For background, here is the CBC story of the annocement made regarding the findings released on January 25, 2022.

 

Dear People of the Territory,

It is with deep sadness we hear that ground penetrating radar has again confirmed what we already knew, that there are bodies of children in unmarked graves at the site of the former St. Joseph's residential school. We know that this announcement brings further trauma to Indigenous communities, especially survivors and intergenerational survivors of residential schools. We lament with them, and we pray for strength and courage for them, as they receive and process this.

I also pray that we in the non-Indigenous community continue to feel outrage at the atrocities that were done against Indigenous peoples in Canadian church-run government institutions, and that our outrage fuels action. We renew our commitment to the 94 Calls to Action of the Truth and Reconciliation Commission, to address not just the wrongs of the past, but racism in our own hearts and in our social systems today. I urge each parish to look through the 94 Calls to
Action, especially those directed to the Church parties (59-61), and to discuss in your parish how you might take action.
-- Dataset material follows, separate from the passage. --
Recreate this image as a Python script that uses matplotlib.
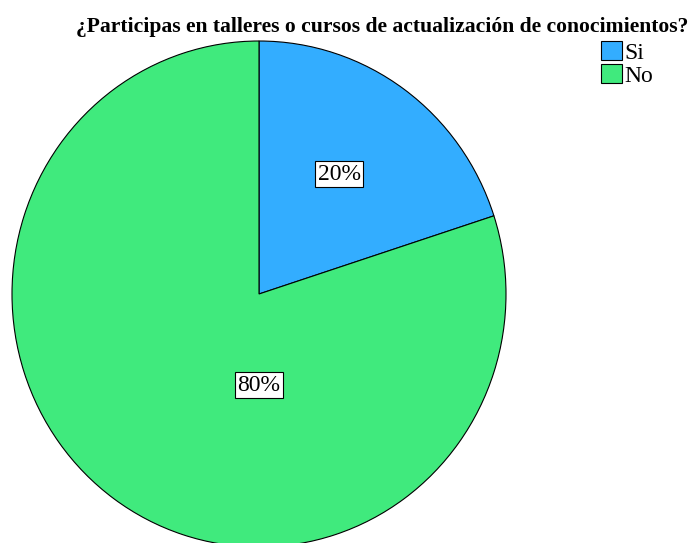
import matplotlib
matplotlib.use('Agg')

import matplotlib.pyplot as plt

categories = ["Si", "No"]
values = [20, 80]
colors = ["#33adff", "#40ea7d"]
title = "¿Participas en talleres o cursos de actualización de conocimientos?"


def main():
    plt.rcParams['font.family'] = ['Liberation Serif', 'DejaVu Serif']
    fig = plt.figure(figsize=(6.89, 5.43), dpi=100)

    # pie centre at (259, 294) px, slightly taller than wide
    rx, ry = 247, 253
    ax = fig.add_axes([(259 - rx) / 689, (543 - 294 - ry) / 543, 2 * rx / 689, 2 * ry / 543])
    wedges, texts = ax.pie(values, colors=colors, startangle=90, counterclock=False,
                           wedgeprops=dict(edgecolor="black", linewidth=0.8))
    ax.set_xlim(-1, 1)
    ax.set_ylim(-1, 1)
    ax.set_aspect('auto')

    # percentage labels in boxes
    box = dict(boxstyle="square,pad=0.1", facecolor="white", edgecolor="black", linewidth=0.8)
    label_pos = [(0.325, 0.474), (0.0, -0.36)]
    for v, (x, y) in zip(values, label_pos):
        ax.text(x, y, f"{v}%", ha="center", va="center", fontsize=17, bbox=box)

    fig.text(0.554, 0.951, title, ha="center", va="center", fontsize=15.6, fontweight="bold")

    fig.legend(wedges, categories, loc="upper left", bbox_to_anchor=(0.872, 0.925),
               frameon=False, fontsize=17, handlelength=0.9, handleheight=0.9,
               handletextpad=0.1, labelspacing=0.0, borderpad=0, borderaxespad=0)

    fig.savefig("out.png", dpi=100)


if __name__ == "__main__":
    main()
I invite you to post the prayer for Remembering the Children (linked here and below on this post) outside your church and to pray it in your Sunday prayers. The apologies of 1993 and 2019 are available on the national website (https://www.anglican.ca/tr/apology/). You may want to listen again to the Apology for Spiritual Harm from Primate Fred Hiltz, given at General Synod 2019 (https://www.anglican.ca/news/an-apology-for-spiritual-harm/30024511/) to post it on your church bulletin board, and to study it in your parish.
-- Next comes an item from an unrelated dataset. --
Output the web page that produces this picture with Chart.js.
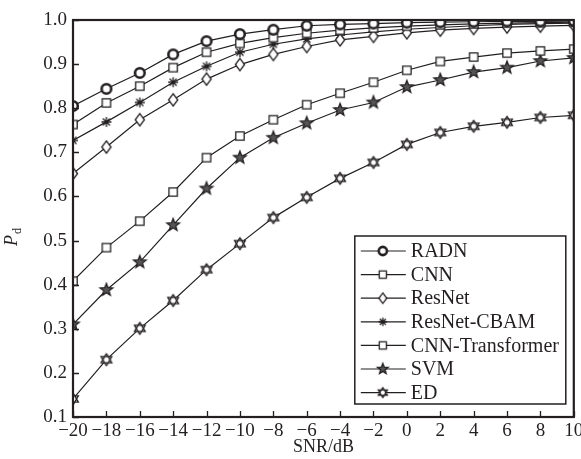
<!DOCTYPE html>
<html>
<head>
<meta charset="utf-8">
<script src="https://cdn.jsdelivr.net/npm/chart.js@4/dist/chart.umd.min.js"></script>
<style>
  html, body { margin: 0; padding: 0; background: #fff; }
  #wrap { width: 581px; height: 459px; position: relative; }
</style>
</head>
<body>
<div id="wrap"><canvas id="pdChart"></canvas></div>
<script>
// --- data ---
const snr = [-20, -18, -16, -14, -12, -10, -8, -6, -4, -2, 0, 2, 4, 6, 8, 10];
const seriesNames = ['RADN', 'CNN', 'ResNet', 'ResNet-CBAM', 'CNN-Transformer', 'SVM', 'ED'];
const radn   = [0.805, 0.844, 0.880, 0.922, 0.952, 0.968, 0.978, 0.987, 0.990, 0.992, 0.994, 0.995, 0.996, 0.997, 0.997, 0.998];
const cnn    = [0.763, 0.812, 0.850, 0.892, 0.927, 0.947, 0.960, 0.970, 0.977, 0.982, 0.986, 0.989, 0.991, 0.993, 0.994, 0.995];
const resnet = [0.652, 0.712, 0.774, 0.819, 0.866, 0.899, 0.922, 0.940, 0.955, 0.963, 0.971, 0.977, 0.981, 0.984, 0.986, 0.988];
const cbam   = [0.727, 0.769, 0.813, 0.859, 0.895, 0.927, 0.945, 0.957, 0.966, 0.973, 0.979, 0.983, 0.987, 0.990, 0.992, 0.993];
const cnnTr  = [0.408, 0.484, 0.544, 0.610, 0.688, 0.737, 0.774, 0.808, 0.834, 0.859, 0.886, 0.906, 0.916, 0.925, 0.930, 0.934];
const svm    = [0.310, 0.388, 0.451, 0.535, 0.618, 0.688, 0.733, 0.766, 0.796, 0.813, 0.848, 0.864, 0.882, 0.892, 0.907, 0.914];
const ed     = [0.141, 0.230, 0.301, 0.364, 0.434, 0.493, 0.552, 0.598, 0.641, 0.677, 0.718, 0.745, 0.759, 0.768, 0.779, 0.784];
const yTicks = [0.1, 0.2, 0.3, 0.4, 0.5, 0.6, 0.7, 0.8, 0.9, 1.0];

const INK = '#231f20';
const SERIF = '"Liberation Serif", "Times New Roman", serif';

// marker shapes drawn into small canvases, used as pointStyle images
function drawShape(ctx, kind, cx, cy, s) {
  ctx.strokeStyle = INK;
  ctx.fillStyle = '#fff';
  ctx.lineWidth = 1.3;
  ctx.beginPath();
  if (kind === 'circle') {
    ctx.lineWidth = 2.6;
    ctx.arc(cx, cy, 4.8 * s, 0, Math.PI * 2);
    ctx.fill(); ctx.stroke();
  } else if (kind === 'square') {
    const h = 4.2 * s;
    ctx.rect(cx - h, cy - h, 2 * h, 2 * h);
    ctx.fill(); ctx.stroke();
  } else if (kind === 'diamond') {
    const w = 4.6 * s, h = 6.2 * s;
    ctx.moveTo(cx, cy - h); ctx.lineTo(cx + w, cy); ctx.lineTo(cx, cy + h); ctx.lineTo(cx - w, cy);
    ctx.closePath(); ctx.fill(); ctx.stroke();
  } else if (kind === 'asterisk') {
    const r = 5 * s;
    for (let k = 0; k < 4; k++) {
      const a = k * Math.PI / 4;
      ctx.moveTo(cx - r * Math.cos(a), cy - r * Math.sin(a));
      ctx.lineTo(cx + r * Math.cos(a), cy + r * Math.sin(a));
    }
    ctx.stroke();
  } else if (kind === 'star') {
    const ro = 6.6 * s, ri = 2.8 * s;
    for (let k = 0; k < 10; k++) {
      const a = -Math.PI / 2 + k * Math.PI / 5;
      const r = k % 2 ? ri : ro;
      ctx.lineTo(cx + r * Math.cos(a), cy + r * Math.sin(a));
    }
    ctx.closePath();
    ctx.fillStyle = '#555';
    ctx.fill(); ctx.stroke();
  } else if (kind === 'hexagram') {
    const r = 6.2 * s;
    for (let t = 0; t < 2; t++) {
      const off = t ? Math.PI / 2 : -Math.PI / 2;
      ctx.moveTo(cx + r * Math.cos(off), cy + r * Math.sin(off));
      for (let k = 1; k <= 3; k++) {
        const a = off + k * 2 * Math.PI / 3;
        ctx.lineTo(cx + r * Math.cos(a), cy + r * Math.sin(a));
      }
    }
    ctx.fill(); ctx.stroke();
  }
}

function markerImage(kind, s) {
  const c = document.createElement('canvas');
  c.width = 18; c.height = 18;
  drawShape(c.getContext('2d'), kind, 9, 9, s);
  return c;
}

const kinds = ['circle', 'square', 'diamond', 'asterisk', 'square', 'star', 'hexagram'];
const values = [radn, cnn, resnet, cbam, cnnTr, svm, ed];

const datasets = seriesNames.map((name, i) => ({
  label: name,
  data: snr.map((x, j) => ({ x: x, y: values[i][j] })),
  borderColor: INK,
  borderWidth: 1.2,
  pointStyle: markerImage(kinds[i], 1),
  legendImg: markerImage(kinds[i], 0.85),
  pointRadius: 6,
  pointHoverRadius: 6,
  tension: 0,
  fill: false
}));

const minus = v => String(v).replace('-', '\u2212');

// frame, inward ticks, y title and boxed legend
const decor = {
  id: 'decor',
  afterDraw(chart) {
    const ctx = chart.ctx;
    const a = chart.chartArea;
    const xs = chart.scales.x, ys = chart.scales.y;
    ctx.save();
    ctx.strokeStyle = INK;
    ctx.lineWidth = 1.3;
    ctx.beginPath();
    snr.forEach(v => {
      const px = Math.round(xs.getPixelForValue(v)) + 0.5;
      ctx.moveTo(px, a.bottom); ctx.lineTo(px, a.bottom - 6);
    });
    yTicks.forEach(v => {
      const py = Math.round(ys.getPixelForValue(v)) + 0.5;
      ctx.moveTo(a.left, py); ctx.lineTo(a.left + 6, py);
    });
    ctx.stroke();
    ctx.lineWidth = 2.2;
    ctx.strokeRect(a.left, a.top, a.right - a.left, a.bottom - a.top);

    // y axis title: italic P with subscript d
    ctx.fillStyle = INK;
    ctx.translate(17, 246);
    ctx.rotate(-Math.PI / 2);
    ctx.textBaseline = 'alphabetic';
    ctx.font = 'italic 18px ' + SERIF;
    ctx.fillText('P', 0, 0);
    const pw = ctx.measureText('P').width;
    ctx.font = '12px ' + SERIF;
    ctx.fillText('d', pw + 1, 4);
    ctx.restore();

    // legend box
    const bx = a.right - 219, by = a.bottom - 181, bw = 211, bh = 168;
    ctx.save();
    ctx.fillStyle = '#fff';
    ctx.fillRect(bx, by, bw, bh);
    ctx.strokeStyle = INK;
    ctx.lineWidth = 1.5;
    ctx.strokeRect(bx, by, bw, bh);
    ctx.font = '20px ' + SERIF;
    ctx.textBaseline = 'middle';
    chart.data.datasets.forEach((ds, i) => {
      const y = by + 15 + i * 23.6;
      ctx.strokeStyle = INK;
      ctx.lineWidth = 1.2;
      ctx.beginPath();
      ctx.moveTo(bx + 6, y); ctx.lineTo(bx + 51, y);
      ctx.stroke();
      ctx.drawImage(ds.legendImg, bx + 28 - 9, y - 9);
      ctx.fillStyle = INK;
      ctx.fillText(ds.label, bx + 56, y + 1);
    });
    ctx.restore();
  }
};

new Chart(document.getElementById('pdChart'), {
  type: 'line',
  data: { datasets: datasets },
  options: {
    responsive: true,
    maintainAspectRatio: false,
    animation: false,
    layout: { padding: { top: 20, right: 3, left: 0, bottom: 0 } },
    plugins: { legend: { display: false }, tooltip: { enabled: false } },
    scales: {
      x: {
        type: 'linear',
        min: -20, max: 10,
        grid: { display: false, drawTicks: false },
        border: { display: false },
        ticks: {
          stepSize: 2, autoSkip: false, maxRotation: 0, padding: 3,
          color: INK, font: { family: SERIF, size: 19 },
          callback: v => minus(v)
        },
        title: {
          display: true, text: 'SNR/dB', color: INK,
          font: { family: SERIF, size: 18 }, padding: { top: 0, bottom: 1 }
        },
        afterFit(scale) { scale.height = 42; scale.paddingLeft = 0; scale.paddingRight = 0; }
      },
      y: {
        min: 0.1, max: 1.0,
        grid: { display: false, drawTicks: false },
        border: { display: false },
        ticks: {
          stepSize: 0.1, padding: 6,
          color: INK, font: { family: SERIF, size: 19 },
          callback: v => Number(v).toFixed(1)
        },
        afterFit(scale) { scale.width = 73; }
      }
    }
  },
  plugins: [decor]
});
</script>
</body>
</html>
Please pray for the Pastoral Elders of the Territory; for all Indigenous leaders; for the Anglican Council of Indigenous Peoples (ACIP) and our Territory ACIP representative John Haugen; for Archbishop Mark MacDonald, National Indigenous Archbishop; for the Rev. JoAnn Hinter and the parish of St. Peter's Williams Lake; for the whole community of Williams Lake; for the community of Lytton and the Rev. Angus Muir; for the survivors and intergenerational survivors of St. George's residential school in Lytton; and for community workers and suicide prevention workers.
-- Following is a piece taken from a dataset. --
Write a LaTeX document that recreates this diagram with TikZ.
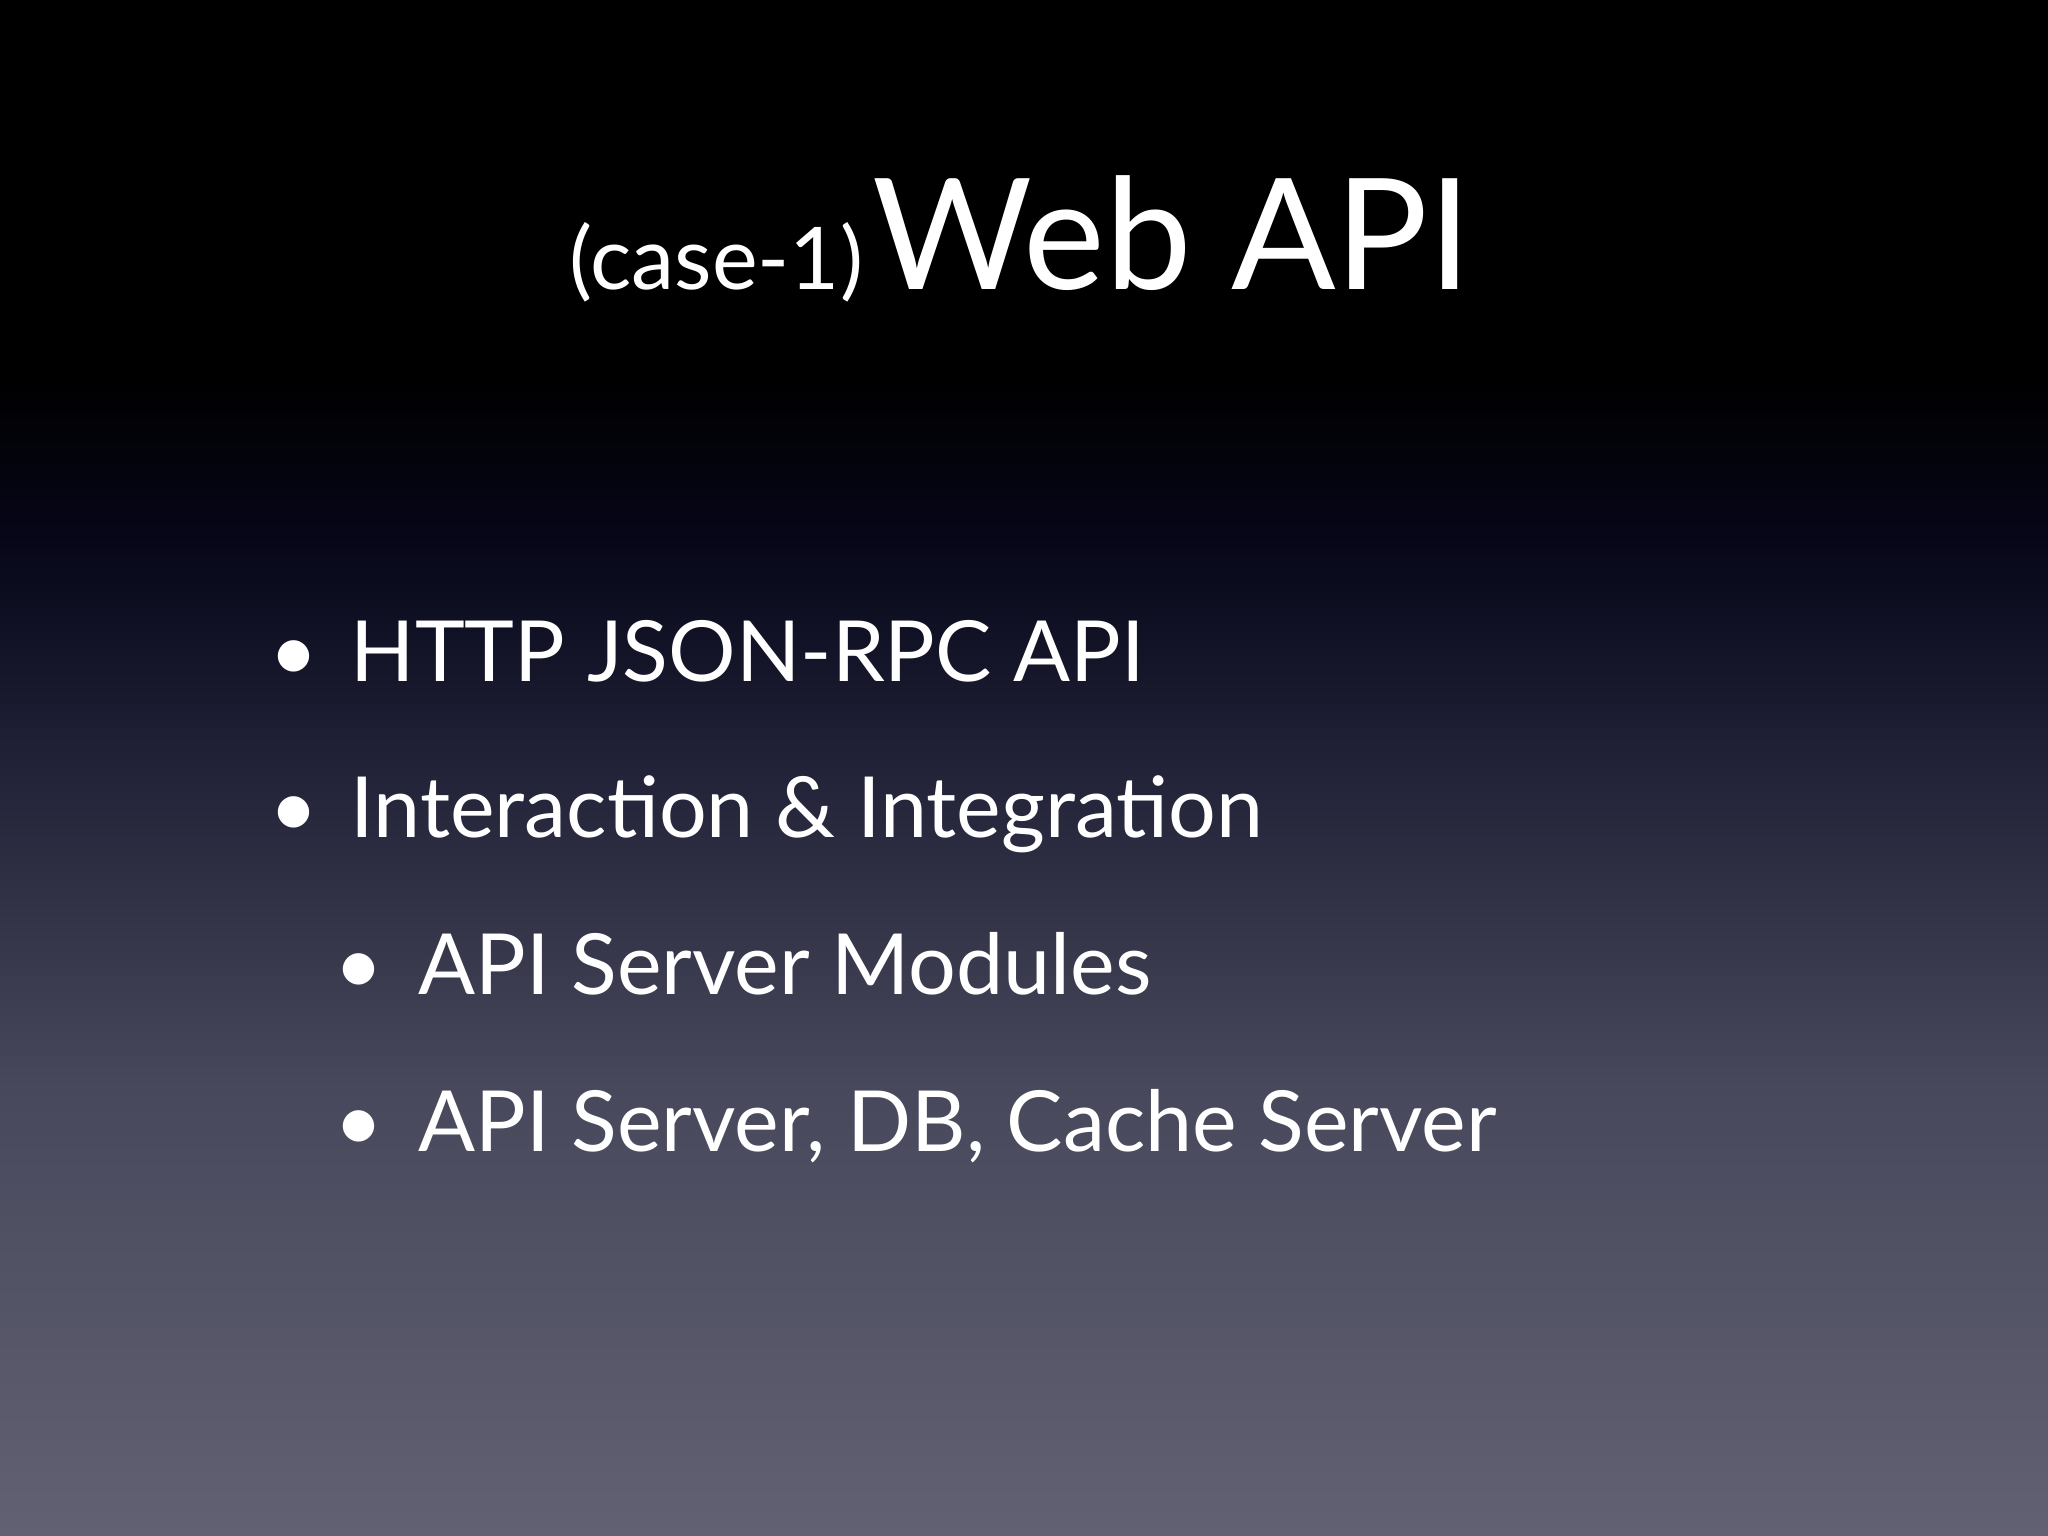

As Primate Linda Nicholls said regarding the childrens' graves at the Kamloops residential school found in the Spring of 2021:

"These are days to listen to the stories of Indigenous people – to acknowledge that our Church shared in the perpetrating of this pain – to recommit to the
hard work of truth-telling and reconciliation.”


I pray that we have the courage to be present to this work that is ours, to follow our Lord, the suffering servant who was "a man of sorrows and acquainted with grief" (Isaiah 53), who bears our burdens and invites us to bear each other’s. May God deepen our compassion, kindness, and our outrage, turning our outrage to action.